Domestic Oil Market and Pricing Policy

Bangladesh is an oil importing country with government control over oil production, imports and domestic oil distribution. Oil prices are heavily regulated and controlled by the government. The Bangladesh Petroleum Act 1974 essentially vested all legal authority to the government in the area of petroleum. In recent years there has been some deregulation that has allowed private sector involvement in the oil sector on a very limited scale. The Bangladesh Petroleum Corporation (BPC) is the key public agency in Bangladesh for imports, production and supply of petroleum products throughout the country, with the involvement of publicly owned Eastern Refinery Limited (ERL) and public distribution companies in the supply chain.

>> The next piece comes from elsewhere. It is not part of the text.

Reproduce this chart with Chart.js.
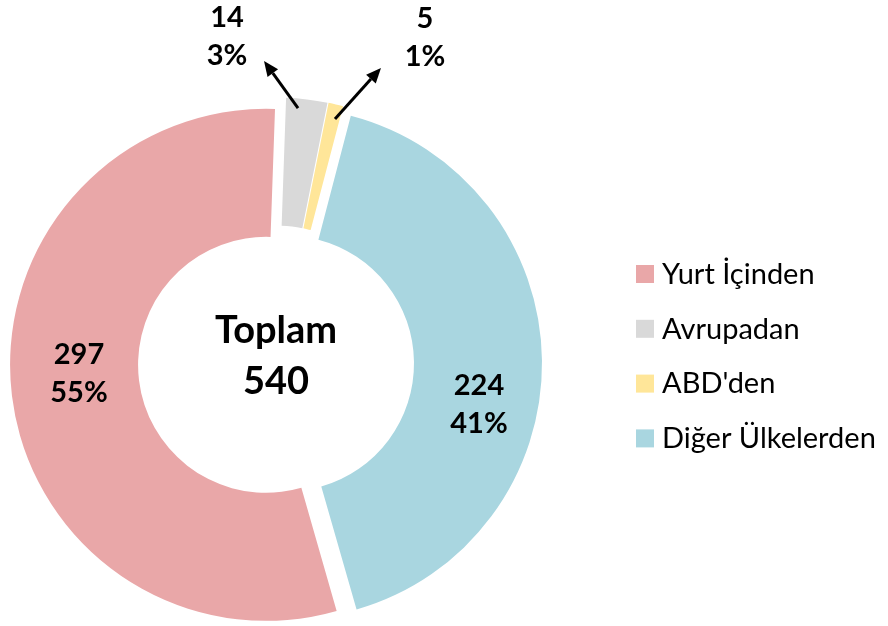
<!DOCTYPE html>
<html>
<head>
<meta charset="utf-8">
<script src="https://cdn.jsdelivr.net/npm/chart.js@4.4.1/dist/chart.umd.min.js"></script>
<style>
  html, body { margin: 0; padding: 0; background: #fff; }
</style>
</head>
<body>
<canvas id="chart" width="888" height="626"></canvas>
<script>
// chart data
const labels = ['Yurt İçinden', 'Avrupadan', "ABD'den", 'Diğer Ülkelerden'];
const counts = [297, 14, 5, 224];
const colors = ['#E9A7A8', '#D9D9D9', '#FFE699', '#A9D6E0'];
const centerTitle = 'Toplam';

const FONT = 'Lato, "Open Sans", sans-serif';
const EXPLODE = 10;          // how far each slice is pulled out

// where the value labels sit, relative to the slice anchor
// text: [dx, dy] of the label block, arrow: [x1, y1, x2, y2] for outside labels
const labelPlaces = [
    { text: [3.5, -5.7] },
    { text: [-78.7, -63.8], arrow: [-7.7, -1.3, -41.7, -48.3] },
    { text: [91.4, -66.7], arrow: [1.4, 4.8, 47.4, -46.2] },
    { text: [1, 52.3] }
];

const total = counts.reduce((a, b) => a + b, 0);

function drawArrow(ctx, x1, y1, x2, y2) {
    const ang = Math.atan2(y2 - y1, x2 - x1);
    const head = 15, half = 6.5;
    const bx = x2 - Math.cos(ang) * head;
    const by = y2 - Math.sin(ang) * head;
    ctx.lineWidth = 3;
    ctx.beginPath();
    ctx.moveTo(x1, y1);
    ctx.lineTo(bx, by);
    ctx.stroke();
    ctx.beginPath();
    ctx.moveTo(x2, y2);
    ctx.lineTo(bx + Math.sin(ang) * half, by - Math.cos(ang) * half);
    ctx.lineTo(bx - Math.sin(ang) * half, by + Math.cos(ang) * half);
    ctx.closePath();
    ctx.fill();
}

// pull every slice out from the centre by the same distance
const explodePlugin = {
    id: 'explode',
    beforeDatasetDraw(chart, args) {
        const ctx = chart.ctx;
        args.meta.data.forEach(arc => {
            const mid = (arc.startAngle + arc.endAngle) / 2;
            ctx.save();
            ctx.translate(Math.cos(mid) * EXPLODE, Math.sin(mid) * EXPLODE);
            arc.draw(ctx);
            ctx.restore();
        });
        return false;
    }
};

const sliceLabels = {
    id: 'sliceLabels',
    afterDatasetsDraw(chart) {
        const ctx = chart.ctx;
        const arcs = chart.getDatasetMeta(0).data;
        ctx.save();
        ctx.fillStyle = '#000';
        ctx.strokeStyle = '#000';
        ctx.textAlign = 'center';
        ctx.textBaseline = 'alphabetic';
        ctx.font = 'bold 29px ' + FONT;
        arcs.forEach((arc, i) => {
            const place = labelPlaces[i];
            const mid = (arc.startAngle + arc.endAngle) / 2;
            const cx = arc.x + Math.cos(mid) * EXPLODE;
            const cy = arc.y + Math.sin(mid) * EXPLODE;
            const r = place.arrow ? arc.outerRadius - 10 : (arc.innerRadius + arc.outerRadius) / 2;
            const ax = cx + Math.cos(mid) * r;
            const ay = cy + Math.sin(mid) * r;
            if (place.arrow) {
                const a = place.arrow;
                drawArrow(ctx, ax + a[0], ay + a[1], ax + a[2], ay + a[3]);
            }
            const tx = ax + place.text[0];
            const ty = ay + place.text[1];
            ctx.fillText(String(counts[i]), tx, ty - 19);
            ctx.fillText(Math.round(counts[i] / total * 100) + '%', tx, ty + 19);
        });
        const c = arcs[0];
        ctx.font = 'bold 38px ' + FONT;
        ctx.fillText(centerTitle, c.x, c.y - 20.6);
        ctx.fillText(String(total), c.x, c.y + 30);
        ctx.restore();
    }
};

// legend on the right, boxes and names from the dataset
const sideLegend = {
    id: 'sideLegend',
    afterDraw(chart) {
        const ctx = chart.ctx;
        const ds = chart.data.datasets[0];
        ctx.save();
        ctx.font = '29px ' + FONT;
        ctx.textAlign = 'left';
        ctx.textBaseline = 'middle';
        chart.data.labels.forEach((name, i) => {
            const top = 265 + i * 54.8;
            ctx.fillStyle = ds.backgroundColor[i];
            ctx.fillRect(636, top, 18, 18);
            ctx.fillStyle = '#000';
            ctx.fillText(name, 662, top + 9.5);
        });
        ctx.restore();
    }
};

new Chart(document.getElementById('chart'), {
    type: 'doughnut',
    data: {
        labels: labels,
        datasets: [{
            data: counts,
            backgroundColor: colors,
            borderWidth: 0,
            radius: 256,
            cutout: '50%',
            rotation: 164
        }]
    },
    options: {
        responsive: false,
        animation: false,
        layout: {
            padding: { left: 0, top: 101.2, right: 336, bottom: 0 }
        },
        plugins: {
            legend: { display: false },
            tooltip: { enabled: false }
        }
    },
    plugins: [explodePlugin, sliceLabels, sideLegend]
});
</script>
</body>
</html>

Historically, domestic oil prices are set by the government in consultation with the BPC. As international oil price shocks happened, it became increasingly difficult for the government to pass on the cost increases to the consumers. This resulted in a growing gap between the average cost of oil products and the retail level price to the consumers. Commensurately, the subsidy bill of the government soared. The main political consideration in price setting is the sensitivity of the concerned oil product in terms of the perceived impact on consumer budget. Diesel and kerosene, which are mostly used in transportation, irrigation and rural household lighting, are considered as highly sensitive products. The pricing policy therefore provides a subsidy for these products. Octane and petrol are used for motor cars that mostly belong to the rich. As such, these are not considered sensitive and are taxed. Furnace oil is mainly used for power generation by the private producers and in manufacturing sector. These are also considered sensitive and therefore subsidised. Historically, on average petrol and octane prices have exceeded the average cost of production while prices of diesel, kerosene and furnace oil were below the average cost. The scenario changed recently in light of the collapse of international oil prices since late 2014. The average selling prices of all petroleum products now exceed the average cost, but the tax is particularly significant for petrol and octane. This, however, is an outlier and not the result of a strategic domestic pricing policy. Consequently, without a change in the domestic pricing policy stance, subsidies will re-emerge if international oil prices go up.

The pricing mechanism has remained basically ad-hoc, mostly driven by political considerations about possible backlash from the citizens to rising prices. Fiscal costs have sometimes entered the equation in allowing limited price increases. But other considerations like effect on the financial performance of BPC, effect on incentives, choice of technology and investment decisions, impact on the environment and climate change have never entered as factors for pricing decisions. A half-hearted attempt to reform pricing policy was undertaken over 2003-2004, mostly in response to donor pressure. The Bangladesh Energy Regulatory Commission (BERC) was established in 2003 to regulate the energy industry, facilitate private sector participation in the energy sector and set energy prices. The government also agreed to set up an oil pricing mechanism that allowed pass through of international prices and other cost factors to be administered by BERC. The BERC lacks autonomy and is basically guided by the government in its policy decisions. The automatic pass-through pricing policy was never implemented as the fear of negative political reaction caused the government to abandon the policy. A renewed effort to introduce an automatic oil pricing mechanism with a view to fully passing on the international oil price changes to the consumers was attempted in 2012 in the context of a three year Extended Credit Facility Arrangement with the IMF. This automatic price was adopted as a structural benchmark, but was never implemented.